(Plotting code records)
((
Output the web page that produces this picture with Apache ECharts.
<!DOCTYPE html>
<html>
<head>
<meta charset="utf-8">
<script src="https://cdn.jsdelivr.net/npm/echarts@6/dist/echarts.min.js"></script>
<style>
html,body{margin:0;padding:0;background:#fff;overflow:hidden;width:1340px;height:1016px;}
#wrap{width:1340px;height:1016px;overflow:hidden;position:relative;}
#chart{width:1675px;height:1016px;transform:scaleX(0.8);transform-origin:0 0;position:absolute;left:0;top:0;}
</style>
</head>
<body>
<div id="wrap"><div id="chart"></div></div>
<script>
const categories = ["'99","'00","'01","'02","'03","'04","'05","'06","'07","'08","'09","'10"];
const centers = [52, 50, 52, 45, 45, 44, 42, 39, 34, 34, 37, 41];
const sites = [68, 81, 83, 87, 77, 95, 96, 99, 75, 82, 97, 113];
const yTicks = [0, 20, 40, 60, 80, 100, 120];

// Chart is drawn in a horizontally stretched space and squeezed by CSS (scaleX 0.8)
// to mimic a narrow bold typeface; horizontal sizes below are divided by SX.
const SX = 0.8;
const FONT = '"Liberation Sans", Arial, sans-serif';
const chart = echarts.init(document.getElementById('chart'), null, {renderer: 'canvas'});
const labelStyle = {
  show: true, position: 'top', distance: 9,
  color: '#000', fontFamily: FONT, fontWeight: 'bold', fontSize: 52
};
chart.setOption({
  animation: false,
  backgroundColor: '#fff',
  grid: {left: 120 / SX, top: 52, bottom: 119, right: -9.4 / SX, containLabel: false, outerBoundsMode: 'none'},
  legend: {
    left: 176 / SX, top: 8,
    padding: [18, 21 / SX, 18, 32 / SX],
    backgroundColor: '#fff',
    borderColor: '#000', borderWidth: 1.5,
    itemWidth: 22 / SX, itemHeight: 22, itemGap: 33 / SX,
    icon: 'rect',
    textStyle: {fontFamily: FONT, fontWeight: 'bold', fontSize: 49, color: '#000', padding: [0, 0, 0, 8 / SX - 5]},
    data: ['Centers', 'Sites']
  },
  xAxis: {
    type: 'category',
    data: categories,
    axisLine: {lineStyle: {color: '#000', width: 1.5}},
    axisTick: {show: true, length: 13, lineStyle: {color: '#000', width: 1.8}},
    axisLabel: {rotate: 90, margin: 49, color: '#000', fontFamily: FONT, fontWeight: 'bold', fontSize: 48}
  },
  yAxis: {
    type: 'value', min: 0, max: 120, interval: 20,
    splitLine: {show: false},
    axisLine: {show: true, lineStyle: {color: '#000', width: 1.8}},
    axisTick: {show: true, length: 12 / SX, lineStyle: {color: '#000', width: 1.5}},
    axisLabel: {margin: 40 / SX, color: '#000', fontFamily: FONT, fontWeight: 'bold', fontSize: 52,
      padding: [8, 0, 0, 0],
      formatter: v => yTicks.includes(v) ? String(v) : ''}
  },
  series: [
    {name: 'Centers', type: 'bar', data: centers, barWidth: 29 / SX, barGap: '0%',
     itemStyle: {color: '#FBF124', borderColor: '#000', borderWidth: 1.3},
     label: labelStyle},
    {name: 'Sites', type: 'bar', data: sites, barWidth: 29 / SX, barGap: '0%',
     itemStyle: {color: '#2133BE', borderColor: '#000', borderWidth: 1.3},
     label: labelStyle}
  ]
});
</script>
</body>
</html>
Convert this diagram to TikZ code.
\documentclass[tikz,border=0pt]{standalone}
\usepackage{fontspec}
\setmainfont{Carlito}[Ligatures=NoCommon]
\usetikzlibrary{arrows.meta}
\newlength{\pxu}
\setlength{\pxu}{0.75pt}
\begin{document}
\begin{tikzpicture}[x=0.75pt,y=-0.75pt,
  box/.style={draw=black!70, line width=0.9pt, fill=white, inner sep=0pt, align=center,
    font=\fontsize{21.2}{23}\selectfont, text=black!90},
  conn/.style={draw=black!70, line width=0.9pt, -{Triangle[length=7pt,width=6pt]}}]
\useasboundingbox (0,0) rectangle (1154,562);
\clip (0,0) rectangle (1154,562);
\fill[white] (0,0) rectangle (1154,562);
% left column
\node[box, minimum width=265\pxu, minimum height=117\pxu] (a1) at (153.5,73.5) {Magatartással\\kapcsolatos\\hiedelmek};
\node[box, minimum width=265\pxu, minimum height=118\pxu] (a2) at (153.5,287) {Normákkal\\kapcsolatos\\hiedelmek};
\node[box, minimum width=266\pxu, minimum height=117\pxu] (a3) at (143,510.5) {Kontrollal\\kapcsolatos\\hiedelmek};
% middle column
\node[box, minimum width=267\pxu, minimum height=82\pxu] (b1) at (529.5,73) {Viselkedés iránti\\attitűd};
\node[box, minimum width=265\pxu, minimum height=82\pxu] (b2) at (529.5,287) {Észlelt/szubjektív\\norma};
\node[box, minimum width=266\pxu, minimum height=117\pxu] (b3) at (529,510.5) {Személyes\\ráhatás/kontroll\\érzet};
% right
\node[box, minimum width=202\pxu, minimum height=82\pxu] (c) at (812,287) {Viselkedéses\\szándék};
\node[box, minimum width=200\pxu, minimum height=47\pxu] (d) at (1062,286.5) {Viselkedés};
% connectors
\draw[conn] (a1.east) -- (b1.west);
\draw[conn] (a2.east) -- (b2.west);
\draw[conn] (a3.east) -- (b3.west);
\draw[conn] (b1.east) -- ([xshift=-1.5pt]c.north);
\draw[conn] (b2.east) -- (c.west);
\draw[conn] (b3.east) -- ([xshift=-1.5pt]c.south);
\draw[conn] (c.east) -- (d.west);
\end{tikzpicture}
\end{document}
))
Exercise directions:
Please reproduce exactly the lines from the first one of the records above through the line containing "const yTicks = [0, 20, 40, 60, 80, 100, 120];", both included, and nothing else.

Exercise response:
Output the web page that produces this picture with Apache ECharts.
<!DOCTYPE html>
<html>
<head>
<meta charset="utf-8">
<script src="https://cdn.jsdelivr.net/npm/echarts@6/dist/echarts.min.js"></script>
<style>
html,body{margin:0;padding:0;background:#fff;overflow:hidden;width:1340px;height:1016px;}
#wrap{width:1340px;height:1016px;overflow:hidden;position:relative;}
#chart{width:1675px;height:1016px;transform:scaleX(0.8);transform-origin:0 0;position:absolute;left:0;top:0;}
</style>
</head>
<body>
<div id="wrap"><div id="chart"></div></div>
<script>
const categories = ["'99","'00","'01","'02","'03","'04","'05","'06","'07","'08","'09","'10"];
const centers = [52, 50, 52, 45, 45, 44, 42, 39, 34, 34, 37, 41];
const sites = [68, 81, 83, 87, 77, 95, 96, 99, 75, 82, 97, 113];
const yTicks = [0, 20, 40, 60, 80, 100, 120];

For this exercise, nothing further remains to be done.